Even the pumping site two miles offshore was relatively shallow, so the Gateway could pump only at the peak of the tide, every 12.25 hours, van Merkerk said. The dredging cycle— which consisted of sailing to the borrow site, dredging, sailing back to the pumping site, and pumping—took nearly 12 hours, so the operation had very little wiggle room, he said. Dredging crews worked 24 hours a day every day of the week for four months (with the exception of Christmas and New Year’s Day) to complete the work.

Once the sand had all been transported and deposited on the newly forming island, it had to be compacted.

For the compaction work, Boskalis subcontracted German company Bauer Group, who brought in four large cranes with a rig to do vibro-densifi cation. That methodology ensured that the island’s foundation would not succumb to liquefaction, in the case of an earthquake up to about magnitude 6.1 on the Richter scale, Bezemer said. The vibro-densification treatment involves inserting two-meter vibrating pins into the sand, essentially creating small earthquakes within the substructure, so the sand settles to its final position, Bezemer explained. The cranes made more than 12,000 penetrations into the island over the course of about six months.

The dredging work faced some small delays each month because of climate conditions, Fierro said.

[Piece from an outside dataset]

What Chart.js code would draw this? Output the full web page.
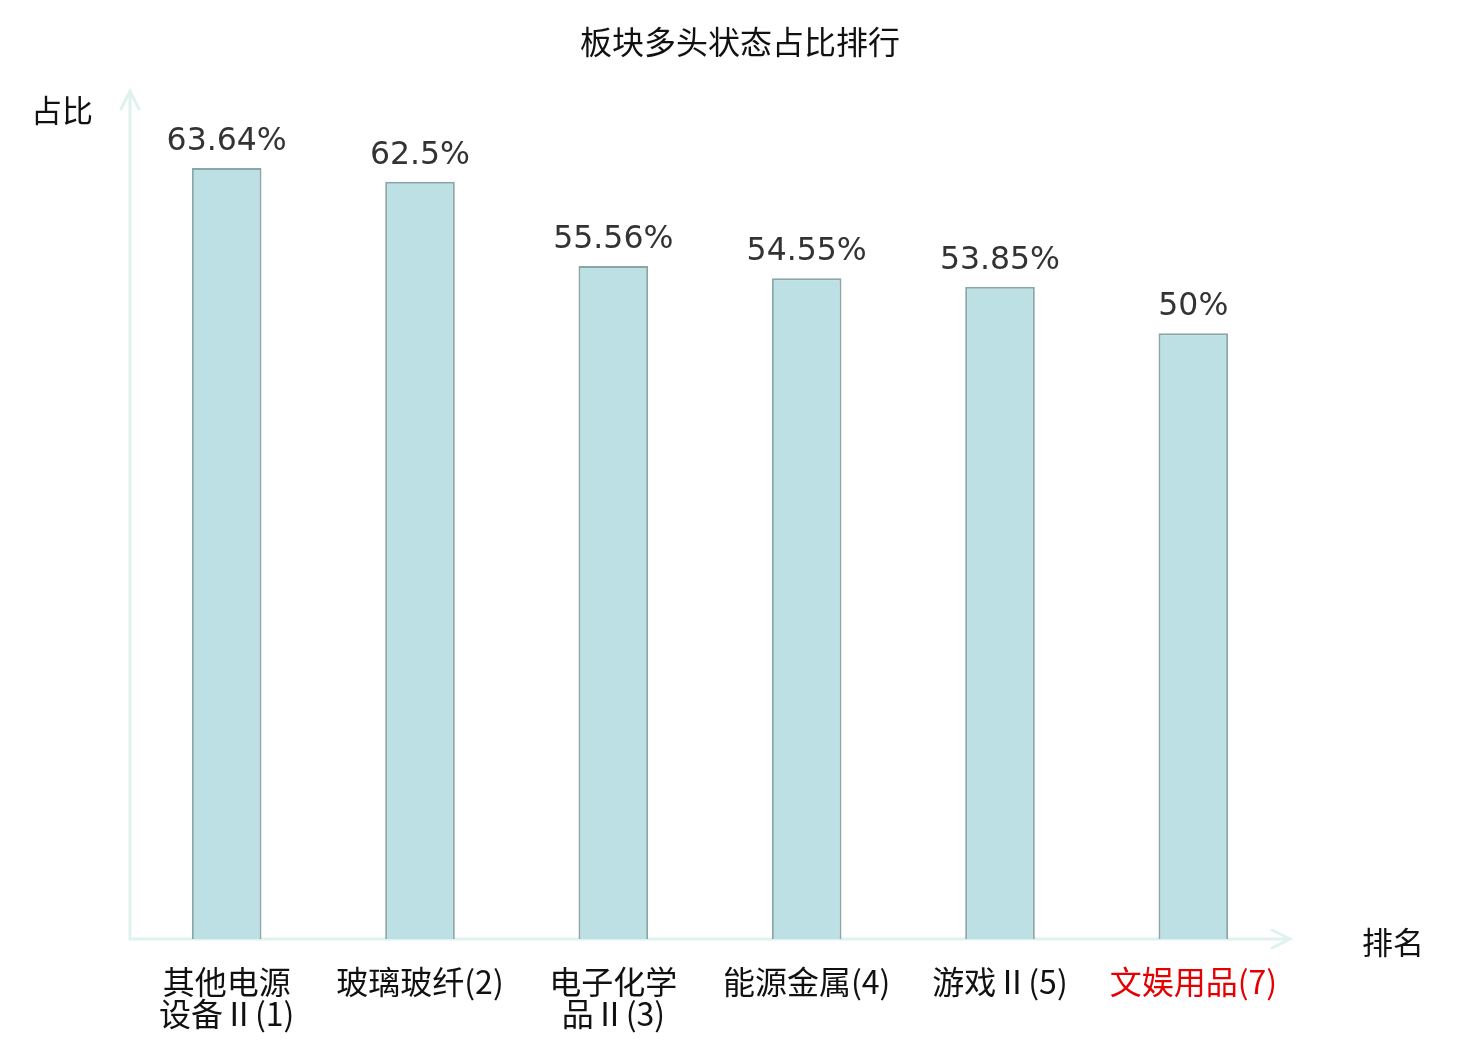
<!DOCTYPE html>
<html lang="zh">
<head>
    <meta charset="UTF-8">
    <title>板块多头状态占比排行</title>
    <script src="https://cdn.jsdelivr.net/npm/chart.js"></script>
    <style>
        body { margin: 0; background: #fff; }
        #wrap { width: 1480px; height: 1040px; }
    </style>
</head>
<body>
    <div id="wrap"><canvas id="rankChart"></canvas></div>

    <script>
        // 板块名称（多行标签）和占比
        const categories = [
            ['其他电源', '设备Ⅱ(1)'],
            '玻璃玻纤(2)',
            ['电子化学', '品Ⅱ(3)'],
            '能源金属(4)',
            '游戏Ⅱ(5)',
            '文娱用品(7)'
        ];
        const ratios = [63.64, 62.5, 55.56, 54.55, 53.85, 50];
        const highlightIndex = [5]; // 红色显示的板块

        const cjkFont = '"Noto Sans CJK SC", "Noto Sans", sans-serif';
        const axisColor = '#dff2ef';

        // 坐标轴箭头 + 轴名称 + 数值标签
        const decorPlugin = {
            id: 'decor',
            beforeDatasetsDraw(chart) {
                const { ctx, chartArea: a } = chart;
                ctx.save();
                ctx.strokeStyle = axisColor;
                ctx.lineWidth = 3;
                ctx.lineCap = 'round';
                ctx.beginPath();
                ctx.moveTo(a.left, a.top);
                ctx.lineTo(a.left, a.bottom);
                ctx.lineTo(a.right, a.bottom);
                // x arrow
                ctx.moveTo(a.right - 18, a.bottom - 9);
                ctx.lineTo(a.right, a.bottom);
                ctx.lineTo(a.right - 18, a.bottom + 9);
                // y arrow
                ctx.moveTo(a.left - 9, a.top + 18);
                ctx.lineTo(a.left, a.top);
                ctx.lineTo(a.left + 9, a.top + 18);
                ctx.stroke();
                ctx.restore();
            },
            afterDraw(chart) {
                const { ctx, chartArea: a } = chart;
                ctx.save();
                ctx.fillStyle = '#111';
                ctx.font = '31px ' + cjkFont;
                ctx.textBaseline = 'middle';
                ctx.textAlign = 'right';
                ctx.fillText('占比', a.left - 37, a.top + 19);
                ctx.textAlign = 'left';
                ctx.fillText('排名', a.right + 72, a.bottom + 3);

                // 数值
                ctx.fillStyle = '#333';
                ctx.font = '31.5px "DejaVu Sans", sans-serif';
                ctx.textAlign = 'center';
                ctx.textBaseline = 'alphabetic';
                chart.getDatasetMeta(0).data.forEach((bar, i) => {
                    ctx.fillText(ratios[i] + '%', bar.x, bar.y - 18);
                });
                ctx.restore();
            }
        };

        const ctx = document.getElementById('rankChart').getContext('2d');
        new Chart(ctx, {
            type: 'bar',
            data: {
                labels: categories,
                datasets: [{
                    label: '占比',
                    data: ratios,
                    backgroundColor: '#bce0e3',
                    borderColor: '#8aa6a7',
                    borderWidth: 2,
                    barPercentage: 0.36,
                    categoryPercentage: 1
                }]
            },
            options: {
                responsive: true,
                maintainAspectRatio: false,
                animation: false,
                layout: { padding: 0 },
                scales: {
                    x: {
                        grid: { display: false },
                        border: { display: false },
                        afterFit: s => { s.height = 101; },
                        ticks: {
                            padding: 19,
                            maxRotation: 0,
                            autoSkip: false,
                            font: { family: cjkFont, size: 32, lineHeight: 1.0 },
                            color: c => highlightIndex.includes(c.index) ? '#e60000' : '#111'
                        }
                    },
                    y: {
                        min: 0,
                        max: 70,
                        grid: { display: false },
                        border: { display: false },
                        ticks: { display: false },
                        afterFit: s => { s.width = 130; }
                    },
                    yRight: {
                        position: 'right',
                        grid: { display: false },
                        border: { display: false },
                        ticks: { display: false },
                        afterFit: s => { s.width = 190; }
                    }
                },
                plugins: {
                    legend: { display: false },
                    tooltip: { enabled: false },
                    title: {
                        display: true,
                        text: '板块多头状态占比排行',
                        color: '#111',
                        font: { family: cjkFont, size: 32, weight: 'normal', lineHeight: 1.2 },
                        padding: { top: 23, bottom: 29.6 }
                    }
                }
            },
            plugins: [decorPlugin]
        });
    </script>
</body>
</html>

“We had about three to four days a month of weather delays,” he said. “This was not because of winds or hurricanes—we don’t have hurricanes in Panama—most of the time, it was created by the period of the waves.”

If the period and height of the waves reached a certain level, they could create problems for some of the smaller dredging equipment.

The construction of the first island went well enough that the second island will not have major changes in the design or construction methodology, Fierro said. GLP did, however, learn some lessons that may help save some time in the second half of the project, he said. For example, it will create more space for the storage and loading of the rocks. It will also construct small jetties so that rocks can be unloaded directly onto the island from the jetties, rather than unloading all of the rock from ocean barges, he said. This will save them at least eight hours for every 3,000-cubic-meter (about 9,000-cubic-yard) load of rocks, he said.

Construction on the second island will likely begin at the end of this year or in January 2014, by which time construction on the housing development on the first island will be well underway.

Bezemer said Boskalis is “tremendously proud of this project.”

“There has been talk about islands in other places in Latin America for a long time, in Buenos Aires, for example was talking about building an airport on an island, but indeed it was done here in Panama. It’s the first manmade island in Latin America,” he said. “We had quite a unique situation in building this island—it was not easy—and therefore we are very proud of it.”